How the Winnie-the-Pooh Horror Movie Came to Be

“If you go down to the woods today, you’re sure of a big surprise.” The once-magical lyrics of the children’s song “The Teddy Bears’ Picnic” turn into an ominous warning in the opening credits of Winnie-the-Pooh: Blood and Honey, in theaters Feb. 15.

Written and directed by Rhys Frake-Waterfield (The Area 51 Incident, Firenado), Blood and Honey follows a deformed Pooh (Craig David Dowsett) and Piglet (Chris Cordell) as they descend into a murderous rampage after Christopher Robin (Nikolai Leon) leaves them behind to go to college. Forced to fend for themselves, the creatures of the Hundred Acre Wood begin eating each other (R.I.P. Eeyore) and turn feral.

Five years later, Christopher Robin returns to the woods with his wife Mary (Paula Coiz) in hopes of introducing her to his childhood friends and proving they weren’t imaginary. Instead, the couple is terrorized by the anthropomorphic monsters that Pooh and Piglet have become, and a brutal killing spree begins.

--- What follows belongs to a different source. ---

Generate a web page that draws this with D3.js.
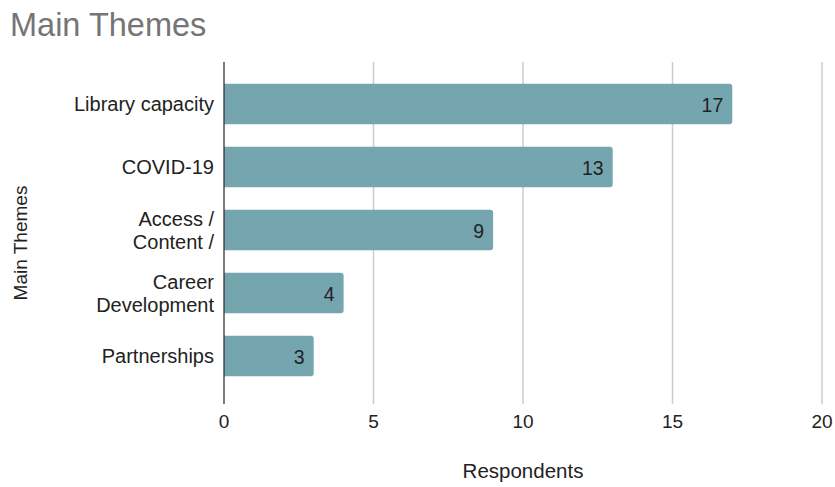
<!DOCTYPE html>
<html><head><meta charset="utf-8">
<script src="https://cdn.jsdelivr.net/npm/d3@7"></script>
<style>body{margin:0;background:#fff}svg{display:block}text{font-family:"Liberation Sans",Arial,sans-serif}</style>
</head><body>
<svg id="c" width="835" height="487"></svg>
<script>
const categories = [["Library capacity"],["COVID-19"],["Access /","Content /"],["Career","Development"],["Partnerships"]];
const values = [17, 13, 9, 4, 3];
const xTicks = [0, 5, 10, 15, 20];
const title = "Main Themes";
const xTitle = "Respondents";
const yTitle = "Main Themes";

const svg = d3.select("#c");
const x = d3.scaleLinear().domain([0, 20]).range([224, 822]);
const y = d3.scaleBand().domain(d3.range(categories.length)).range([72.5, 387.5]).paddingInner(0.36).paddingOuter(0.18);

svg.append("text").attr("x", 10).attr("y", 36).attr("font-size", 32.5).attr("fill", "#757575").text(title);

// gridlines
svg.append("g").selectAll("line").data(xTicks.slice(1)).join("line")
  .attr("x1", d => x(d)).attr("x2", d => x(d)).attr("y1", 62).attr("y2", 404)
  .attr("stroke", "#cccccc").attr("stroke-width", 1.5);

// bars
const bw = y.bandwidth();
svg.append("g").selectAll("path").data(values).join("path")
  .attr("fill", "#75a5af")
  .attr("d", (d, i) => {
    const x0 = x(0), x1 = x(d), y0 = y(i), r = 3;
    return `M${x0},${y0}H${x1 - r}Q${x1},${y0} ${x1},${y0 + r}V${y0 + bw - r}Q${x1},${y0 + bw} ${x1 - r},${y0 + bw}H${x0}Z`;
  });

// value labels
svg.append("g").selectAll("text").data(values).join("text")
  .attr("x", d => x(d) - 9).attr("y", (d, i) => y(i) + bw / 2 + 7.5)
  .attr("text-anchor", "end").attr("font-size", 19.5).attr("fill", "#222").text(d => d);

// axis line
svg.append("line").attr("x1", x(0)).attr("x2", x(0)).attr("y1", 62).attr("y2", 404)
  .attr("stroke", "#333").attr("stroke-width", 1.3);

// x tick labels
svg.append("g").selectAll("text").data(xTicks).join("text")
  .attr("x", d => x(d)).attr("y", 428).attr("text-anchor", "middle")
  .attr("font-size", 19).attr("fill", "#222").text(d => d);

// y labels
const yl = svg.append("g").selectAll("text").data(categories).join("text")
  .attr("text-anchor", "end").attr("font-size", 20).attr("fill", "#222");
yl.each(function(lines, i) {
  const t = d3.select(this);
  const cy = y(i) + bw / 2;
  const n = lines.length;
  lines.forEach((l, j) => {
    t.append("tspan").attr("x", 214).attr("y", cy + 7 + (j - (n - 1) / 2) * 23).text(l);
  });
});

svg.append("text").attr("x", 523).attr("y", 478).attr("text-anchor", "middle")
  .attr("font-size", 20.5).attr("fill", "#222").text(xTitle);
svg.append("text").attr("transform", "translate(27,243) rotate(-90)").attr("text-anchor", "middle")
  .attr("font-size", 19).attr("fill", "#222").text(yTitle);
</script>
</body></html>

The Pooh and Piglet of Blood and Honey are a far cry from the beloved characters created by English author A.A. Milne and later adapted for film and television by Disney—and have generated quite the controversy. Frake-Waterfield told the Agence France-Presse that he’s received death threats over his horror reimagining of the classic Winnie-the-Pooh story.

How the Winnie-the-Pooh Horror Movie Came to Be

“I’ve had petitions to stop it,” he said. “I’ve had death threats. I’ve had people saying they called the police.”

However, the movie, reportedly made for under $100,000, has also garnered a significant amount of online attention and already earned $1 million in Mexico since its Jan. 26 premiere. This prompted the film’s distributor, Fathom Events, to expand its U.S. launch from what would have been a one-night-only release to a nine-day run in more than 1,500 theaters nationwide.

So how exactly did the R-rated Blood and Honey come to be? Although Disney still owns the rights to the animated cartoon versions of Pooh Bear and company, A.A. Milne’s 1926 book Winnie-the-Pooh entered the public domain on Jan. 1, 2022. That means that Milne’s original story, as well as illustrator E.H. Shepard’s drawings of Pooh, Piglet, Rabbit, Kanga, Roo, Owl, Eeyore, and Christopher Robin, all became fair game for any and all types of adaptations following the end of the 95-year copyright protection term.

Frake-Waterfield wasted no time jumping on the opportunity to incorporate the characters into his microbudget slasher flick, with production on Blood and Honey starting early last year. But the director also seems to have taken pains to avoid bringing down Disney’s iron copyright hammer. For instance, the Pooh of Blood and Honey is wearing a red flannel button-up rather than the red t-shirt of Disney Pooh fame, and popular characters like Tigger don’t appear in the film.

“We’ve tried to be extremely careful,” he told Variety last year. “We knew there was this line between that, and we knew what their copyright was and what they’ve done. So we did as much as we could to make sure [the film] was only based on the 1926 version of it.”

Still, Blood and Honey has largely been panned by critics, with its Rotten Tomatoes score currently sitting at 8%. “The goal of Winnie-the-Pooh: Blood and Honey was clearly to ruin your childhood,” wrote The Daily Beast‘s Nick Schager. “The bizarrely uninspired horror disaster will make you wish you kept your money instead.”